The meaning of loss and damage
At recent United Nations climate conferences, few phrases have been repeated as often as ‘Loss and Damage’. It has been invoked at negotiations, stitched into drafts, and debated in press briefings as if its meaning were universally understood. But Loss and Damage is not simply a diplomatic vocabulary; it refers to climate impacts that communities cannot adapt to: the destruction of crops and homes, but also the loss of identity, land, traditions, ecosystems, and the quiet erosion of cultural memory. It is meant to capture not just what is broken, but what can never be restored. And yet, somewhere between the global negotiation table and the governance realities on the ground, the meaning collapses.

In India, the language shifts sharply as it moves downstream. Loss becomes nuksaan aaklan — an assessment to be filled after a disaster. Damage becomes haani purti — compensation calculated through established norms. The broader crisis becomes aapda, aapda rahat, or aapda prabandhan — administrative categories shaped by decades of disaster response, not by the complex realities of climate change.
So, when global actors speak of ‘Loss and Damage finance’, it is often understood locally as a little more than post-disaster relief — a far narrower understanding than the international framing, which also encompasses slow-onset impacts, biodiversity loss, the disappearance of ancestral lands, and the erosion of social fabric.
The fuller spectrum of irreversible climate loss collapses into what can be counted, compensated, and closed.
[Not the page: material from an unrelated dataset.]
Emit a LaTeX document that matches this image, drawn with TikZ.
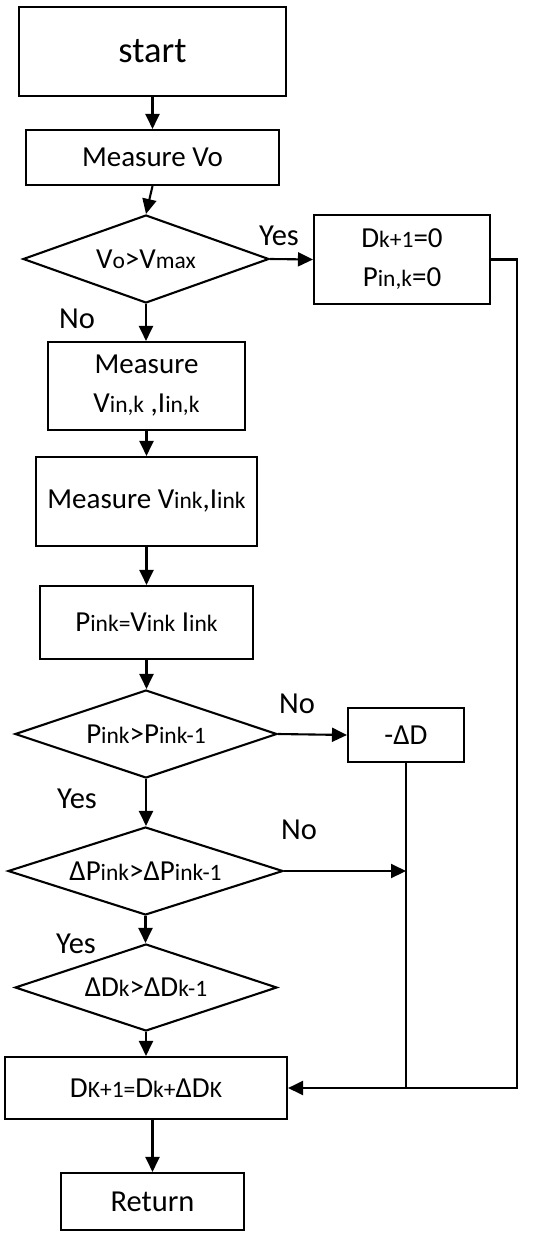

This is not a minor semantic problem; it is a governance gap. When climate language narrows, so do the policy responses it enables — even the most ambitious global commitments risk becoming abstractions.
Over the past decade, India’s climate science has advanced rapidly. We now have district-level heat projections, urban flood models, crop yield simulations, and attribution studies capable of tracing the fingerprints of climate change on specific extreme events. Yet, this capacity has not been matched by investment to make the science usable for decision-makers and communities. The result is a paradox: we have more data than ever, but less clarity on where it matters most.
A district magistrate may receive a vulnerability assessment packed with indices and statistical language, but struggle to translate it into tomorrow’s decisions. Communities, meanwhile, also encounter climate messaging through fragmented channels, each using different vocabulary and urgency. Too often, climate communication assumes that more information leads to better decisions. But this approach rarely holds. People don’t act simply because they know more; they act when information feels relevant, doable, and aligned with their lived reality.

This is why communication is not a “soft” add-on to climate policy but a core enabler of delivery. Heat advisories that tell people to “stay indoors between 12 and 3 p.m.” assume the privilege of being able to stop work. Flood warnings delivered by SMS assume literacy and smartphone access. Meanwhile, risk dashboards proliferate across States and cities, often technically impressive yet underused because they are too complex and not designed around how real decisions are made under pressure.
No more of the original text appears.